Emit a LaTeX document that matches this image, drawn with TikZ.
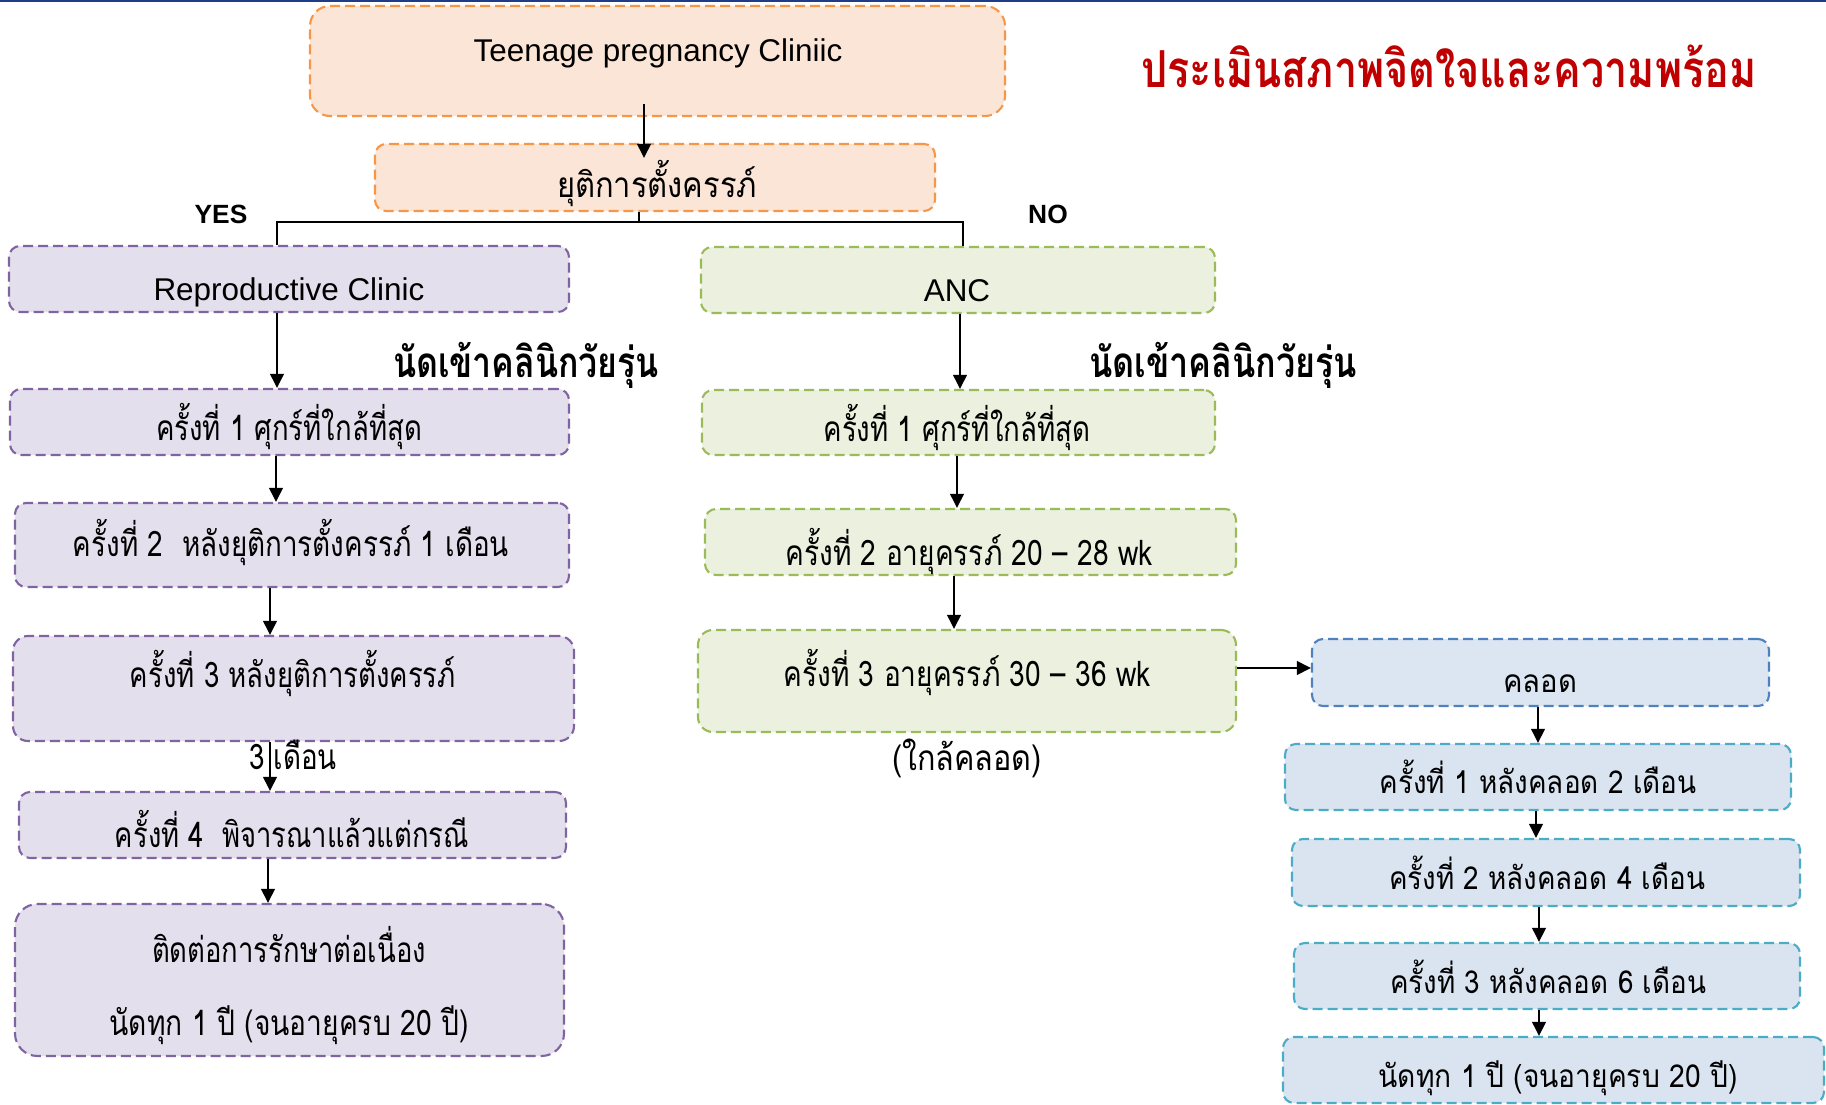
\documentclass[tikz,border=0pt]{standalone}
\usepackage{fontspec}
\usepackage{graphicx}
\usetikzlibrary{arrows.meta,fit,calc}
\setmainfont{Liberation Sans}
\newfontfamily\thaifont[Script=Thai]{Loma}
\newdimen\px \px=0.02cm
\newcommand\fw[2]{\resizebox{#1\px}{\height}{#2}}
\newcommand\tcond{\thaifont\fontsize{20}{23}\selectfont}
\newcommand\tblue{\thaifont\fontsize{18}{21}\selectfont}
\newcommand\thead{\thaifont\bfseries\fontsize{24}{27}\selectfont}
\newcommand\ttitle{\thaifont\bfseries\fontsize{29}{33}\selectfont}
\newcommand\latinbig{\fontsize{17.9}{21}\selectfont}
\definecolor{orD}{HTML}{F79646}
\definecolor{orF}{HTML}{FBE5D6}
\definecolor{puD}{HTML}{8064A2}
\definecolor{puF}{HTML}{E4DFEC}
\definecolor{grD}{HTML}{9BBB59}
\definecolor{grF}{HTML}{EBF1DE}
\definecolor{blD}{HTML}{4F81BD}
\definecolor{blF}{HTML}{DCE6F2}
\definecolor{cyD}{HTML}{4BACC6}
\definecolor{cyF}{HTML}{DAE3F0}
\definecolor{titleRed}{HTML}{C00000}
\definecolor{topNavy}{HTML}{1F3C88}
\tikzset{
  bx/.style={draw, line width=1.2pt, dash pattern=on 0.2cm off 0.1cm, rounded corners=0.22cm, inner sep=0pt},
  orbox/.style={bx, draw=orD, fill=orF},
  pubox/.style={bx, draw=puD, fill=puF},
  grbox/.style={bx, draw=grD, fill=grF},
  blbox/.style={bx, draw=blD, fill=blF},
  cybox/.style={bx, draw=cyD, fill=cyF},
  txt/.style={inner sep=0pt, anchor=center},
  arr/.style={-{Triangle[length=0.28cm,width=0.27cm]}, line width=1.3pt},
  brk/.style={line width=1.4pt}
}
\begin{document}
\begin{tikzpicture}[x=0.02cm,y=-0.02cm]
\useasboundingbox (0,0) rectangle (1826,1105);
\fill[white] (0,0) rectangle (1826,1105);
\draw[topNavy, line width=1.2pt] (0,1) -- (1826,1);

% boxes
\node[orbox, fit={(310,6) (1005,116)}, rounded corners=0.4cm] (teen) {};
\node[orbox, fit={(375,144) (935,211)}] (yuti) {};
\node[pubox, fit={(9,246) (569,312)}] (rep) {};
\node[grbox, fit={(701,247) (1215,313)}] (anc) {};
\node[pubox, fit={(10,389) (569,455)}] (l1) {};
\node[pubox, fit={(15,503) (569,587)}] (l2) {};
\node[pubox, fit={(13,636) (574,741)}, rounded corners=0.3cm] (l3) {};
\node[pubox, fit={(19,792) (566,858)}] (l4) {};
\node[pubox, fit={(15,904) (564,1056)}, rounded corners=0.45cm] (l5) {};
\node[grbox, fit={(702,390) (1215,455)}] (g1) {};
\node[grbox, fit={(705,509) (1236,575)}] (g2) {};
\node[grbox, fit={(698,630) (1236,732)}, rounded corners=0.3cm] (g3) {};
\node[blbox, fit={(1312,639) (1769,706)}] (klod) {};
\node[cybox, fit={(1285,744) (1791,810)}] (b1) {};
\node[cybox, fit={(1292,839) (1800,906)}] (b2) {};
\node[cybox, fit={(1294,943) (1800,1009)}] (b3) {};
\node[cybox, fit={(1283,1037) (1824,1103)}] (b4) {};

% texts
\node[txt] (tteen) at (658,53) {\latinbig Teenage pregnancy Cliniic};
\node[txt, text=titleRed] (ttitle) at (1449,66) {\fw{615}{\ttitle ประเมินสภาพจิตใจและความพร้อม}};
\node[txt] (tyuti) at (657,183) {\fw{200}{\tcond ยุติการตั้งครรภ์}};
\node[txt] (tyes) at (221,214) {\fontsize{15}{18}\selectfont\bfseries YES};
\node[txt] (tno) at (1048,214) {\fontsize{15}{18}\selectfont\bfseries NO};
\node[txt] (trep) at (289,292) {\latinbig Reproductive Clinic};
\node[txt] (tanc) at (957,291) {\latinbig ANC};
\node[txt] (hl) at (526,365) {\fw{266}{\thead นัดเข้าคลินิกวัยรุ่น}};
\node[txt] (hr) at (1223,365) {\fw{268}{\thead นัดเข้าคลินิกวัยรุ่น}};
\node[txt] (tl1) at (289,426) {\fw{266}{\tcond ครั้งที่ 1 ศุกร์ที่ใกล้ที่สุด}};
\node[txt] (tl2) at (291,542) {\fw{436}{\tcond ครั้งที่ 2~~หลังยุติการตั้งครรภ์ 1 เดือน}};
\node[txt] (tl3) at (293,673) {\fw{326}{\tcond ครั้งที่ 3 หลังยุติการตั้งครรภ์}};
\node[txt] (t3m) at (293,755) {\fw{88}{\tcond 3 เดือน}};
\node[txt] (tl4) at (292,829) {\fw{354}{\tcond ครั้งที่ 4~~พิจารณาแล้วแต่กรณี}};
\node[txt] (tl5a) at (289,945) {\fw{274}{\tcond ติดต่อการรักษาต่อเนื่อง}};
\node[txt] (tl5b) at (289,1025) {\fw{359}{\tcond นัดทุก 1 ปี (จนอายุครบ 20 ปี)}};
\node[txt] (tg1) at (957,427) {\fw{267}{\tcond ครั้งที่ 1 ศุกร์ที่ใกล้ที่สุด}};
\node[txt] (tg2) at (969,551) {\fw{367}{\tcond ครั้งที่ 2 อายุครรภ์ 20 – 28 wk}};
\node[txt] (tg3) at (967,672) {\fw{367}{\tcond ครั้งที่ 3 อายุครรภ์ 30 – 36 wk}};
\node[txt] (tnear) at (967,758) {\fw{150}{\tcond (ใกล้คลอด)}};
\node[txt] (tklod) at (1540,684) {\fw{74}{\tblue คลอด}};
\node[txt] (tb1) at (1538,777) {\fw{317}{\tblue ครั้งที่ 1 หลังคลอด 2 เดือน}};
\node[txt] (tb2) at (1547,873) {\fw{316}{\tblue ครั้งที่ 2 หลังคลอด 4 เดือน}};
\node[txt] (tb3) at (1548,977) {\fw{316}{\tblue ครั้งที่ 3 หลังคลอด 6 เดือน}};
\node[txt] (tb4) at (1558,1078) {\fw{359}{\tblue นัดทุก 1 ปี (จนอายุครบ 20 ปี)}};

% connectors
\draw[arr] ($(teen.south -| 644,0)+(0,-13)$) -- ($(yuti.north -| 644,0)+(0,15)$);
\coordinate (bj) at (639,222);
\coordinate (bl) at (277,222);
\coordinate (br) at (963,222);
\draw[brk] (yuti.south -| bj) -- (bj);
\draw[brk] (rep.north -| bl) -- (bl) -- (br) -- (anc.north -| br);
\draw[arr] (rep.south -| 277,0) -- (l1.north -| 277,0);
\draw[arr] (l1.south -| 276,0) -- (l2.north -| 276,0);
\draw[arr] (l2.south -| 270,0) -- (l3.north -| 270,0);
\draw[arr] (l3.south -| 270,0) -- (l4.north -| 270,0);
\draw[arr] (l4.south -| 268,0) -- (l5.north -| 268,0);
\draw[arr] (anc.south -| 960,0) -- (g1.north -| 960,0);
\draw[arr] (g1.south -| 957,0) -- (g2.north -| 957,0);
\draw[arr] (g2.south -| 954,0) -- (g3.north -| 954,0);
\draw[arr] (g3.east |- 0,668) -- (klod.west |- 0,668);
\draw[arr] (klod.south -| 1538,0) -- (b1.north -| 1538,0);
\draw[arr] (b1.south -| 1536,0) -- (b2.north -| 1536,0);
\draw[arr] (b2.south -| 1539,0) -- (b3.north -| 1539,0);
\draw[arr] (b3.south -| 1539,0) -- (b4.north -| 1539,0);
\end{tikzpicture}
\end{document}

━━━━━━━━━━━━━━━━━━━━

◆ **Exercise task**
Repeat the listing above from its first line through the line that contains "(0,1) -- (1826,1);", both included, and nothing more. Drop the pictures.

◆ **The solution**
Emit a LaTeX document that matches this image, drawn with TikZ.
\documentclass[tikz,border=0pt]{standalone}
\usepackage{fontspec}
\usepackage{graphicx}
\usetikzlibrary{arrows.meta,fit,calc}
\setmainfont{Liberation Sans}
\newfontfamily\thaifont[Script=Thai]{Loma}
\newdimen\px \px=0.02cm
\newcommand\fw[2]{\resizebox{#1\px}{\height}{#2}}
\newcommand\tcond{\thaifont\fontsize{20}{23}\selectfont}
\newcommand\tblue{\thaifont\fontsize{18}{21}\selectfont}
\newcommand\thead{\thaifont\bfseries\fontsize{24}{27}\selectfont}
\newcommand\ttitle{\thaifont\bfseries\fontsize{29}{33}\selectfont}
\newcommand\latinbig{\fontsize{17.9}{21}\selectfont}
\definecolor{orD}{HTML}{F79646}
\definecolor{orF}{HTML}{FBE5D6}
\definecolor{puD}{HTML}{8064A2}
\definecolor{puF}{HTML}{E4DFEC}
\definecolor{grD}{HTML}{9BBB59}
\definecolor{grF}{HTML}{EBF1DE}
\definecolor{blD}{HTML}{4F81BD}
\definecolor{blF}{HTML}{DCE6F2}
\definecolor{cyD}{HTML}{4BACC6}
\definecolor{cyF}{HTML}{DAE3F0}
\definecolor{titleRed}{HTML}{C00000}
\definecolor{topNavy}{HTML}{1F3C88}
\tikzset{
  bx/.style={draw, line width=1.2pt, dash pattern=on 0.2cm off 0.1cm, rounded corners=0.22cm, inner sep=0pt},
  orbox/.style={bx, draw=orD, fill=orF},
  pubox/.style={bx, draw=puD, fill=puF},
  grbox/.style={bx, draw=grD, fill=grF},
  blbox/.style={bx, draw=blD, fill=blF},
  cybox/.style={bx, draw=cyD, fill=cyF},
  txt/.style={inner sep=0pt, anchor=center},
  arr/.style={-{Triangle[length=0.28cm,width=0.27cm]}, line width=1.3pt},
  brk/.style={line width=1.4pt}
}
\begin{document}
\begin{tikzpicture}[x=0.02cm,y=-0.02cm]
\useasboundingbox (0,0) rectangle (1826,1105);
\fill[white] (0,0) rectangle (1826,1105);
\draw[topNavy, line width=1.2pt] (0,1) -- (1826,1);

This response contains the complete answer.